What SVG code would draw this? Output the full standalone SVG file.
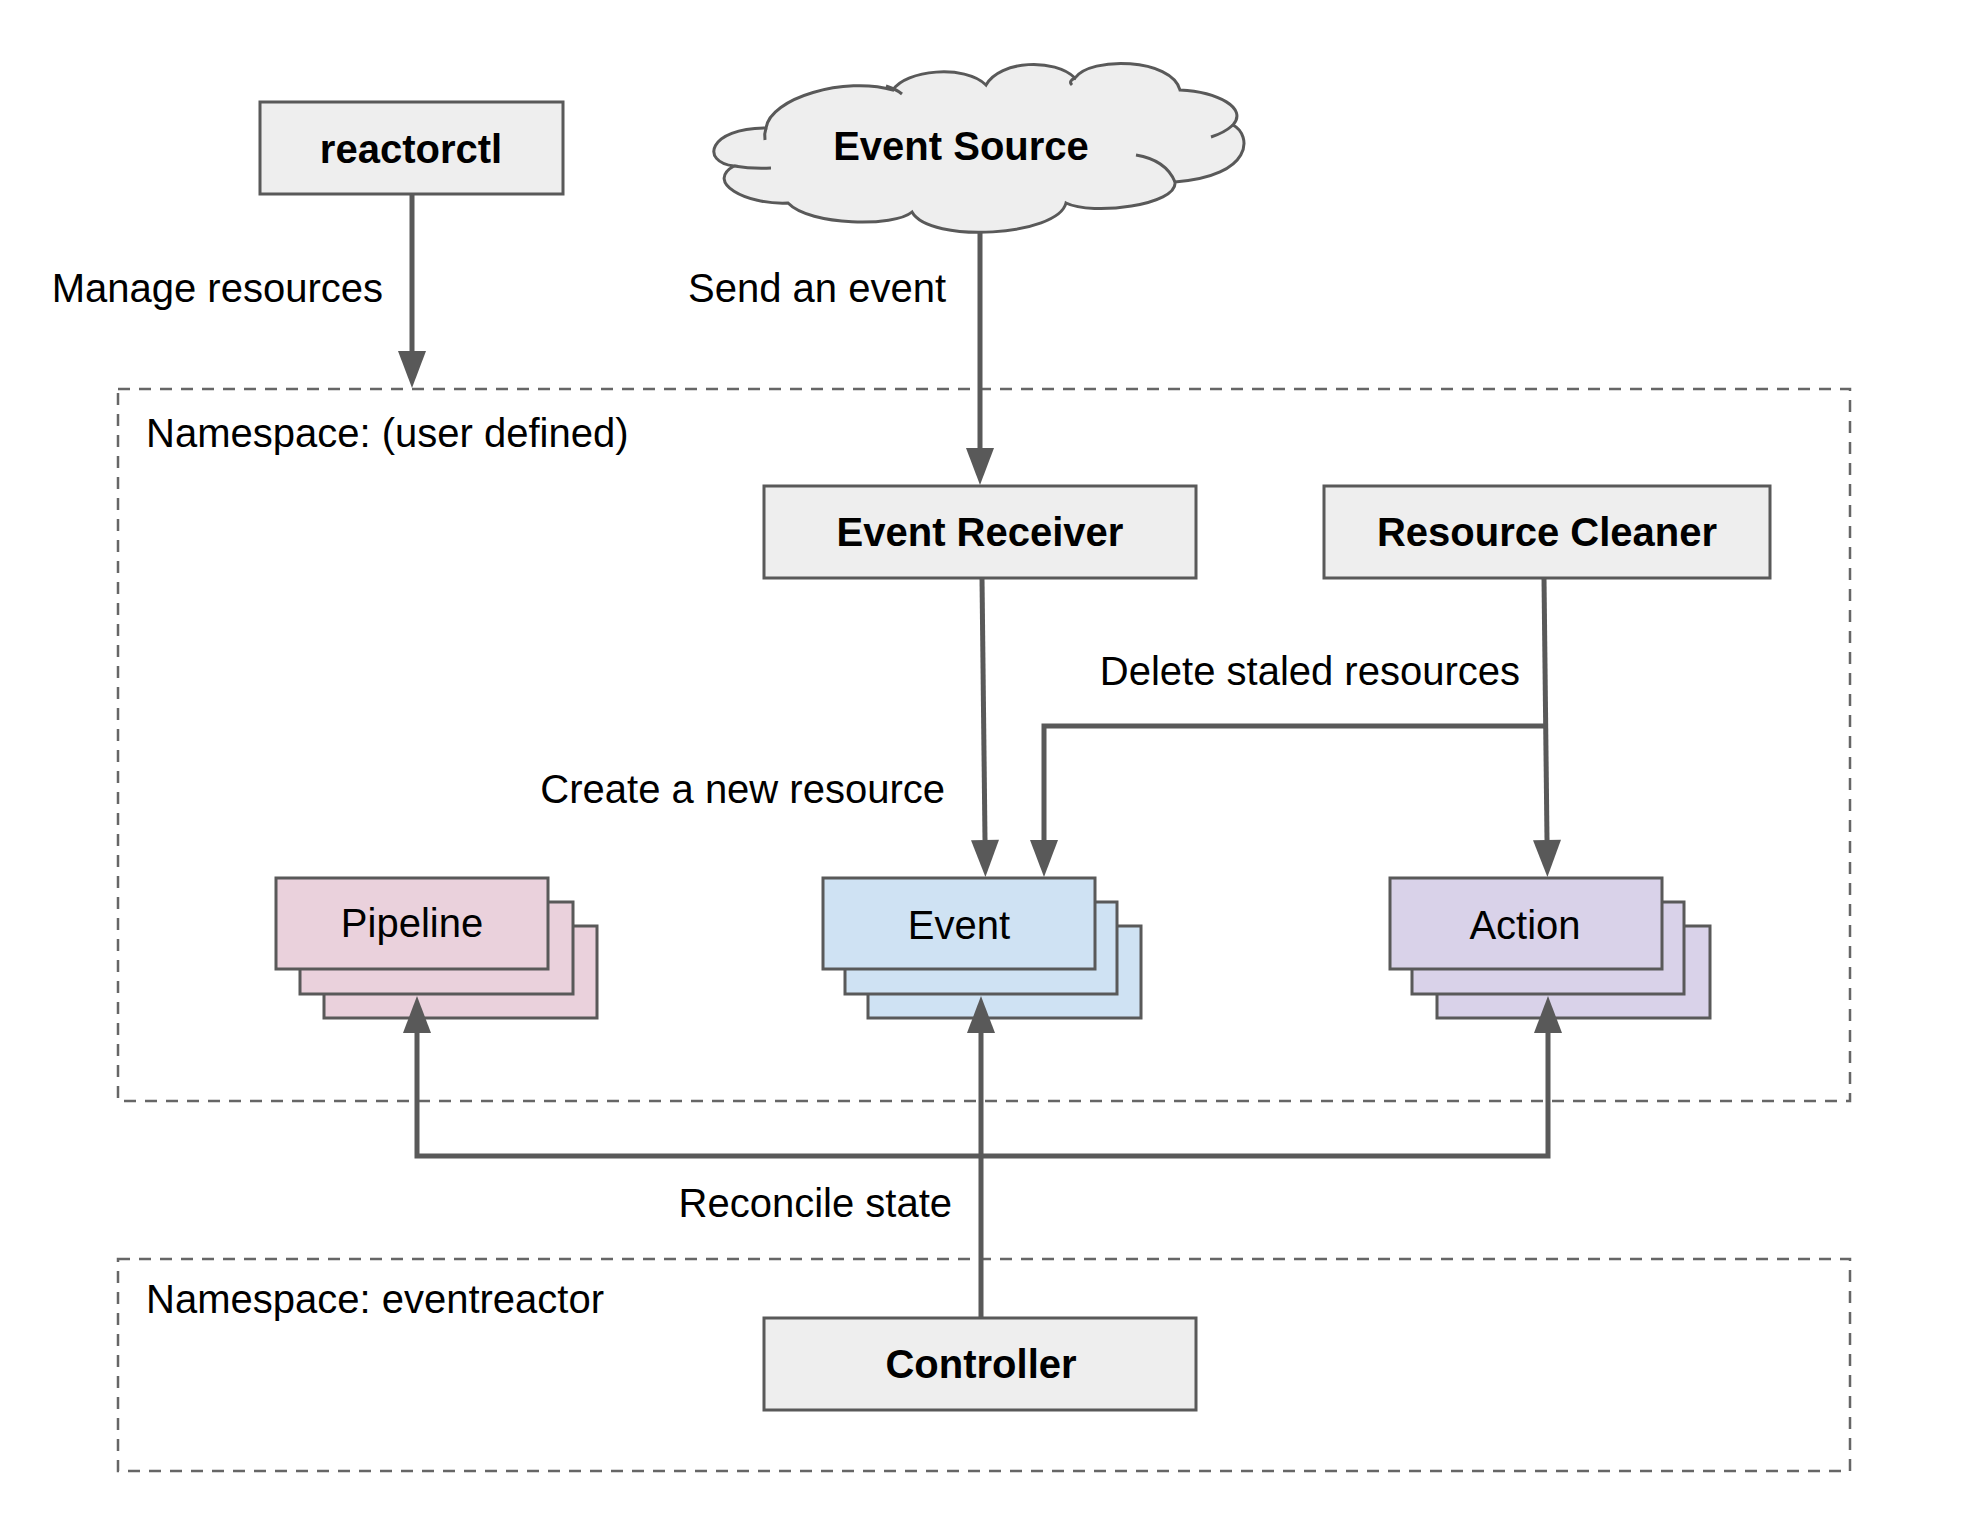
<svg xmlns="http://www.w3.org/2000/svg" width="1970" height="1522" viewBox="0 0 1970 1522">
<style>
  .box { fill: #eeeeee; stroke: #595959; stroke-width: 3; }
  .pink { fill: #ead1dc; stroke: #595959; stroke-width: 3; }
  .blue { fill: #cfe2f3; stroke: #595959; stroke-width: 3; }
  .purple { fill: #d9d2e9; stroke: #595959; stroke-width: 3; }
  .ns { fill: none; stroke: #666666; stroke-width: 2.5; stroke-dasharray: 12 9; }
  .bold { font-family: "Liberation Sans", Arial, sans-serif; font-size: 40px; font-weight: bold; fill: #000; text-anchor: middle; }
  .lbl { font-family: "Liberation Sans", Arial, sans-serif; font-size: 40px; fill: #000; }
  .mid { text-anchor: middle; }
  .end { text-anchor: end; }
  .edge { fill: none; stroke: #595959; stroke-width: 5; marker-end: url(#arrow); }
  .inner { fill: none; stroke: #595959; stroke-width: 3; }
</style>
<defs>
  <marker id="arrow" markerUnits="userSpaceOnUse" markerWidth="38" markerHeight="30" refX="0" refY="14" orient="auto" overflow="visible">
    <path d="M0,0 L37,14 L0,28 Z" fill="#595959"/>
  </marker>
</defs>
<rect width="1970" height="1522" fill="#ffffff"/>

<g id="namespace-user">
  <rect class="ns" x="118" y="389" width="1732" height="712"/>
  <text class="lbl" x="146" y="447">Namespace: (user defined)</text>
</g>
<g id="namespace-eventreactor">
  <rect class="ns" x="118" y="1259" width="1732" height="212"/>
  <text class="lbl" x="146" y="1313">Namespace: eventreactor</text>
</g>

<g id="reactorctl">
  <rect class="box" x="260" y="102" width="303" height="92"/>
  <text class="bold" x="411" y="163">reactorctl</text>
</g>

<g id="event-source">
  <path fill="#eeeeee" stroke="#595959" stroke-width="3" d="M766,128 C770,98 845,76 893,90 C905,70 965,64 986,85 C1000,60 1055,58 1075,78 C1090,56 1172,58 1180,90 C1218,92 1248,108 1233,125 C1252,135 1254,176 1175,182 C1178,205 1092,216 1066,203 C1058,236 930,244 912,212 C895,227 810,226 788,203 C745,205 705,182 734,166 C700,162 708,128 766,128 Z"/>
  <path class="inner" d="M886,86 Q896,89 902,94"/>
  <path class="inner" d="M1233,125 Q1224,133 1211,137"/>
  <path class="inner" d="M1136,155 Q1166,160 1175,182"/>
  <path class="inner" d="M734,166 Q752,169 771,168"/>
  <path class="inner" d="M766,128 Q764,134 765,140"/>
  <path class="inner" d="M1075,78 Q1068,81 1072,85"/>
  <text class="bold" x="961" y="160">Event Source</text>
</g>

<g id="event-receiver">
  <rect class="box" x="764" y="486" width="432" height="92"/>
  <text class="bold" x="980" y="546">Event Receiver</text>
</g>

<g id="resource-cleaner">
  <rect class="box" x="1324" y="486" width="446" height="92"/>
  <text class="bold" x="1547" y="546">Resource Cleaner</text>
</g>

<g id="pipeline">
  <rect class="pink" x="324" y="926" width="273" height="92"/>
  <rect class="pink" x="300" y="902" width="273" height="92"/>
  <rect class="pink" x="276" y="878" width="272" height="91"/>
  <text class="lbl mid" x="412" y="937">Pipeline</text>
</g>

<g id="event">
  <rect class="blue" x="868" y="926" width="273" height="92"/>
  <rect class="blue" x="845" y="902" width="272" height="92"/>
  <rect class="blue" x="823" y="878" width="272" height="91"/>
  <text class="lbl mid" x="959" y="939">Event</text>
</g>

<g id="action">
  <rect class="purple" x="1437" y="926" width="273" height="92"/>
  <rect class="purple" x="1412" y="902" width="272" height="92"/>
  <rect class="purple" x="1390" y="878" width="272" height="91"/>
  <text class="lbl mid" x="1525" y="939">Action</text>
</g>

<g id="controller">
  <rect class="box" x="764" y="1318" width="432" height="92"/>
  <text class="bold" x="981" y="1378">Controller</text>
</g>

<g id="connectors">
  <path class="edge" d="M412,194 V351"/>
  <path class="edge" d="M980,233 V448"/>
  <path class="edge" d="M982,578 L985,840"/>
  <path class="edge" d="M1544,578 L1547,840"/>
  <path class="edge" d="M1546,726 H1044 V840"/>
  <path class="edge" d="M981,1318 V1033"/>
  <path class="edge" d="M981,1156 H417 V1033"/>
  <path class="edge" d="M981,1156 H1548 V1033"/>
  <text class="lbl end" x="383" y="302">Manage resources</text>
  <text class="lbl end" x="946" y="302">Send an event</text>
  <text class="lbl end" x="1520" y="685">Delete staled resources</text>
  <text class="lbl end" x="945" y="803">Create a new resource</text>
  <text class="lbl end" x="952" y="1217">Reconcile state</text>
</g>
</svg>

# [What you need to do]
Each line of the data is to be duplicated exactly; pictures stay out of the copy.

# [Full response]
What SVG code would draw this? Output the full standalone SVG file.
<svg xmlns="http://www.w3.org/2000/svg" width="1970" height="1522" viewBox="0 0 1970 1522">
<style>
  .box { fill: #eeeeee; stroke: #595959; stroke-width: 3; }
  .pink { fill: #ead1dc; stroke: #595959; stroke-width: 3; }
  .blue { fill: #cfe2f3; stroke: #595959; stroke-width: 3; }
  .purple { fill: #d9d2e9; stroke: #595959; stroke-width: 3; }
  .ns { fill: none; stroke: #666666; stroke-width: 2.5; stroke-dasharray: 12 9; }
  .bold { font-family: "Liberation Sans", Arial, sans-serif; font-size: 40px; font-weight: bold; fill: #000; text-anchor: middle; }
  .lbl { font-family: "Liberation Sans", Arial, sans-serif; font-size: 40px; fill: #000; }
  .mid { text-anchor: middle; }
  .end { text-anchor: end; }
  .edge { fill: none; stroke: #595959; stroke-width: 5; marker-end: url(#arrow); }
  .inner { fill: none; stroke: #595959; stroke-width: 3; }
</style>
<defs>
  <marker id="arrow" markerUnits="userSpaceOnUse" markerWidth="38" markerHeight="30" refX="0" refY="14" orient="auto" overflow="visible">
    <path d="M0,0 L37,14 L0,28 Z" fill="#595959"/>
  </marker>
</defs>
<rect width="1970" height="1522" fill="#ffffff"/>

<g id="namespace-user">
  <rect class="ns" x="118" y="389" width="1732" height="712"/>
  <text class="lbl" x="146" y="447">Namespace: (user defined)</text>
</g>
<g id="namespace-eventreactor">
  <rect class="ns" x="118" y="1259" width="1732" height="212"/>
  <text class="lbl" x="146" y="1313">Namespace: eventreactor</text>
</g>

<g id="reactorctl">
  <rect class="box" x="260" y="102" width="303" height="92"/>
  <text class="bold" x="411" y="163">reactorctl</text>
</g>

<g id="event-source">
  <path fill="#eeeeee" stroke="#595959" stroke-width="3" d="M766,128 C770,98 845,76 893,90 C905,70 965,64 986,85 C1000,60 1055,58 1075,78 C1090,56 1172,58 1180,90 C1218,92 1248,108 1233,125 C1252,135 1254,176 1175,182 C1178,205 1092,216 1066,203 C1058,236 930,244 912,212 C895,227 810,226 788,203 C745,205 705,182 734,166 C700,162 708,128 766,128 Z"/>
  <path class="inner" d="M886,86 Q896,89 902,94"/>
  <path class="inner" d="M1233,125 Q1224,133 1211,137"/>
  <path class="inner" d="M1136,155 Q1166,160 1175,182"/>
  <path class="inner" d="M734,166 Q752,169 771,168"/>
  <path class="inner" d="M766,128 Q764,134 765,140"/>
  <path class="inner" d="M1075,78 Q1068,81 1072,85"/>
  <text class="bold" x="961" y="160">Event Source</text>
</g>

<g id="event-receiver">
  <rect class="box" x="764" y="486" width="432" height="92"/>
  <text class="bold" x="980" y="546">Event Receiver</text>
</g>

<g id="resource-cleaner">
  <rect class="box" x="1324" y="486" width="446" height="92"/>
  <text class="bold" x="1547" y="546">Resource Cleaner</text>
</g>

<g id="pipeline">
  <rect class="pink" x="324" y="926" width="273" height="92"/>
  <rect class="pink" x="300" y="902" width="273" height="92"/>
  <rect class="pink" x="276" y="878" width="272" height="91"/>
  <text class="lbl mid" x="412" y="937">Pipeline</text>
</g>

<g id="event">
  <rect class="blue" x="868" y="926" width="273" height="92"/>
  <rect class="blue" x="845" y="902" width="272" height="92"/>
  <rect class="blue" x="823" y="878" width="272" height="91"/>
  <text class="lbl mid" x="959" y="939">Event</text>
</g>

<g id="action">
  <rect class="purple" x="1437" y="926" width="273" height="92"/>
  <rect class="purple" x="1412" y="902" width="272" height="92"/>
  <rect class="purple" x="1390" y="878" width="272" height="91"/>
  <text class="lbl mid" x="1525" y="939">Action</text>
</g>

<g id="controller">
  <rect class="box" x="764" y="1318" width="432" height="92"/>
  <text class="bold" x="981" y="1378">Controller</text>
</g>

<g id="connectors">
  <path class="edge" d="M412,194 V351"/>
  <path class="edge" d="M980,233 V448"/>
  <path class="edge" d="M982,578 L985,840"/>
  <path class="edge" d="M1544,578 L1547,840"/>
  <path class="edge" d="M1546,726 H1044 V840"/>
  <path class="edge" d="M981,1318 V1033"/>
  <path class="edge" d="M981,1156 H417 V1033"/>
  <path class="edge" d="M981,1156 H1548 V1033"/>
  <text class="lbl end" x="383" y="302">Manage resources</text>
  <text class="lbl end" x="946" y="302">Send an event</text>
  <text class="lbl end" x="1520" y="685">Delete staled resources</text>
  <text class="lbl end" x="945" y="803">Create a new resource</text>
  <text class="lbl end" x="952" y="1217">Reconcile state</text>
</g>
</svg>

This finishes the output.